By lunchtime, about 20 law enforcement vehicles with heavily armed officers were seen monitoring the scene. Chaos erupted while community leaders were addressing protesters after a stone was hurled at the officers. Police responded by firing teargas and rubber bullets.

Police spokesperson Frederick Van Wyk confirmed that no arrests were made.

“The issue was about unoccupied informal structures that were broken down by the Informal Settlement Management appointed by the City of Cape Town. Law Enforcement provided protection during the operation,” said Van Wyk.

The community has been up in arms that shacks along Malibongwe and Potsdam are being demolished.

One protester, Esethu Qayiso, said she moved to the settlement named Newlands during the 2020 lockdown because she could no longer afford to pay rent as a backyarder in Dunoon.

Stones and litter were strewn across Potsdam Road during the protest.

Qayiso and many others who have been occupying the area for about three years, do not have basic municipal services such as toilets, water, and electricity. “We’re human beings and we demand our rights. Our kids get struck by cars when they cross the road to relieve themselves in the bushes,” said Qayiso.

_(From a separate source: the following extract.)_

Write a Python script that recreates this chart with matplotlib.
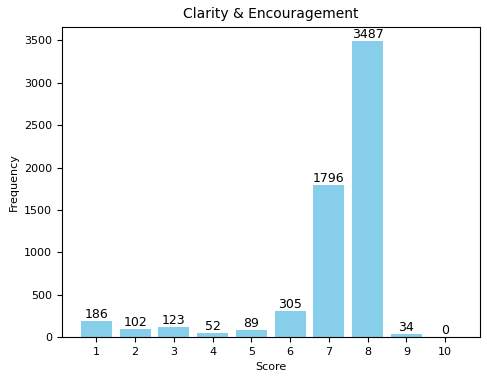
import matplotlib
matplotlib.use("Agg")
import matplotlib.pyplot as plt

scores = [1, 2, 3, 4, 5, 6, 7, 8, 9, 10]
counts = [186, 102, 123, 52, 89, 305, 1796, 3487, 34, 0]

fig, ax = plt.subplots(figsize=(4.87, 3.81), dpi=100)
bars = ax.bar(scores, counts, color="skyblue", width=0.8)
for b, v in zip(bars, counts):
    ax.text(b.get_x() + b.get_width() / 2, v, str(v), ha="center", va="bottom", fontsize=9)

ax.set_xticks(scores)
ax.set_title("Clarity & Encouragement", fontsize=10)
ax.set_xlabel("Score", fontsize=8)
ax.set_ylabel("Frequency", fontsize=8)
ax.tick_params(labelsize=8)

fig.subplots_adjust(left=0.127, right=0.985, top=0.93, bottom=0.115)
fig.savefig("out.png", dpi=100)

She said that people were upset because law enforcement demolished the shacks at the weekend, they also confiscated the material.

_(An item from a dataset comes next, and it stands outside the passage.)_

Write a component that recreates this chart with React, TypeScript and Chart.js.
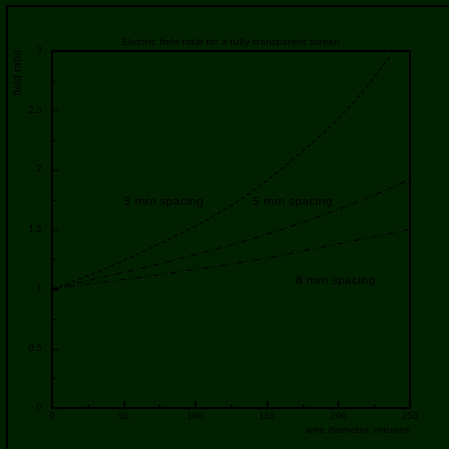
import { useEffect, useRef } from 'react';
import { Chart, registerables } from 'chart.js';

Chart.register(...registerables);

// Wire diameter in microns
const diameters = [0, 25, 50, 75, 100, 125, 150, 175, 200, 225, 250];

// Field ratio for each wire spacing
const ratio3mm = [1.0, 1.11, 1.24, 1.38, 1.53, 1.7, 1.91, 2.16, 2.43, 2.78, 3.2];
const ratio5mm = [1.0, 1.07, 1.14, 1.21, 1.29, 1.37, 1.46, 1.56, 1.67, 1.79, 1.92];
const ratio8mm = [1.0, 1.04, 1.08, 1.12, 1.165, 1.21, 1.26, 1.32, 1.38, 1.44, 1.5];

const seriesNames = ['3 mm spacing', '5 mm spacing', '8 mm spacing'];
const seriesDashes = [[4, 3], [6, 3, 1, 3], [6, 3, 1, 3, 1, 3]];

// Curve captions anchored in data coordinates (left edge, vertical centre)
const captionX = [50, 140, 170];
const captionY = [1.73, 1.73, 1.067];

const xMajor = [0, 50, 100, 150, 200, 250];
const xMinor = [25, 75, 125, 175, 225];
const yMajor = [0, 0.5, 1, 1.5, 2, 2.5, 3];
const yMinor = [0.25, 0.75, 1.25, 1.75, 2.25, 2.75];

const titleText = 'Electric field ratio for a fully transparent screen';
const xTitle = 'wire diameter, microns';
const yTitle = 'field ratio';

const BG = 'rgb(0,32,0)';
const INK = '#000000';
const FONT = '"DejaVu Sans", sans-serif';

const framePlugin = {
  id: 'frame',
  beforeDraw(chart: any) {
    const { ctx, width, height } = chart;
    ctx.save();
    ctx.fillStyle = BG;
    ctx.fillRect(0, 0, width, height);
    ctx.restore();
  },
  afterDraw(chart: any) {
    const { ctx, chartArea: a, scales } = chart;
    const xs = scales.x;
    const ys = scales.y;
    ctx.save();
    ctx.strokeStyle = INK;
    ctx.fillStyle = INK;

    // outer frame
    ctx.lineWidth = 2;
    ctx.beginPath();
    ctx.moveTo(7, chart.height);
    ctx.lineTo(7, 6);
    ctx.lineTo(chart.width, 6);
    ctx.stroke();

    // plot box
    ctx.lineWidth = 2;
    ctx.strokeRect(a.left, a.top, a.right - a.left, a.bottom - a.top);

    // inward tick marks
    ctx.lineWidth = 1.5;
    ctx.beginPath();
    for (const v of xMajor) {
      const px = Math.round(xs.getPixelForValue(v)) + 0.5;
      ctx.moveTo(px, a.bottom);
      ctx.lineTo(px, a.bottom - 7);
    }
    for (const v of xMinor) {
      const px = Math.round(xs.getPixelForValue(v)) + 0.5;
      ctx.moveTo(px, a.bottom);
      ctx.lineTo(px, a.bottom - 4);
    }
    for (const v of yMajor) {
      const py = Math.round(ys.getPixelForValue(v)) + 0.5;
      ctx.moveTo(a.left, py);
      ctx.lineTo(a.left + 7, py);
    }
    for (const v of yMinor) {
      const py = Math.round(ys.getPixelForValue(v)) + 0.5;
      ctx.moveTo(a.left, py);
      ctx.lineTo(a.left + 4, py);
    }
    ctx.stroke();

    // title
    ctx.font = `9.2px ${FONT}`;
    ctx.textAlign = 'center';
    ctx.textBaseline = 'middle';
    ctx.fillText(titleText, (a.left + a.right) / 2, a.top - 8);

    // x axis title
    ctx.font = `9px ${FONT}`;
    ctx.textAlign = 'right';
    ctx.fillText(xTitle, a.right, a.bottom + 23);

    // y axis title, rotated
    ctx.save();
    ctx.font = `9.6px ${FONT}`;
    ctx.translate(18.5, a.top - 1);
    ctx.rotate(-Math.PI / 2);
    ctx.textAlign = 'right';
    ctx.textBaseline = 'middle';
    ctx.fillText(yTitle, 0, 0);
    ctx.restore();

    // curve captions
    ctx.font = `11.3px ${FONT}`;
    ctx.textAlign = 'left';
    ctx.textBaseline = 'middle';
    seriesNames.forEach((name, i) => {
      ctx.fillText(name, xs.getPixelForValue(captionX[i]), ys.getPixelForValue(captionY[i]));
    });

    ctx.restore();
  },
};

export default function App() {
  const canvasRef = useRef<HTMLCanvasElement | null>(null);

  useEffect(() => {
    document.body.style.margin = '0';
    const canvas = canvasRef.current;
    if (!canvas) return;
    const series = [ratio3mm, ratio5mm, ratio8mm];
    const chart = new Chart(canvas, {
      type: 'line',
      data: {
        datasets: series.map((vals, i) => ({
          label: seriesNames[i],
          data: diameters.map((d, j) => ({ x: d, y: vals[j] })),
          borderColor: INK,
          borderWidth: 1.2,
          borderDash: seriesDashes[i],
          pointRadius: 0,
          fill: false,
          cubicInterpolationMode: 'monotone' as const,
        })),
      },
      options: {
        responsive: false,
        animation: false,
        devicePixelRatio: 1,
        layout: { padding: { left: 0, top: 51, right: 39, bottom: 0 } },
        plugins: {
          legend: { display: false },
          title: { display: false },
          tooltip: { enabled: false },
        },
        scales: {
          x: {
            type: 'linear',
            min: 0,
            max: 250,
            grid: { display: false, drawTicks: false },
            border: { display: false },
            ticks: {
              stepSize: 50,
              padding: 4,
              color: INK,
              font: { family: FONT, size: 8.5 },
              maxRotation: 0,
              autoSkip: false,
            },
            afterFit(scale: any) {
              scale.height = 41;
            },
          },
          y: {
            type: 'linear',
            min: 0,
            max: 3,
            grid: { display: false, drawTicks: false },
            border: { display: false },
            ticks: {
              stepSize: 0.5,
              padding: 10,
              color: INK,
              font: { family: FONT, size: 8.5 },
              callback: (v: any) => String(v),
            },
            afterFit(scale: any) {
              scale.width = 52;
            },
          },
        },
      },
      plugins: [framePlugin],
    });
    return () => chart.destroy();
  }, []);

  return (
    <div style={{ position: 'fixed', left: 0, top: 0, width: 449, height: 449 }}>
      <canvas ref={canvasRef} width={449} height={449} />
    </div>
  );
}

“It costs R4,000 to build a one-room shack, excluding labour and cement,” she said.

Sinethemba Matomela, a community activist and South African National Civic Organisation (SANCO) branch chairperson, said the City started demolishing shacks in Newlands and Ezihagwini on 18 March and continued operations this week.

On Wednesday, Matomela told GroundUp that community leaders had set up a meeting with the Blaauwberg subcouncil.

Subcouncil Manager Roxanne Moses said, “We need to find out what operation was launched. I emailed our law enforcement inspector and I’m awaiting feedback.”

City of Cape Town Law Enforcement spokesperson, Wayne Dyason, said Law Enforcement officers on 21 March, provided protection to the Anti-Land Invasion Unit staff when they demolished an illegal structure.

Regarding lack of basic municipal services, the City said it is currently not able to assist people living at informal settlements formed since 2020 as these are “unplanned” and existing settlements will be prioritised with its limited available resources. The City added that it is restricted from providing services on privately-owned land or without the permission of the owner.

Update on 2023-03-23 13:05

This article was updated to reflect the City of Cape Town's response.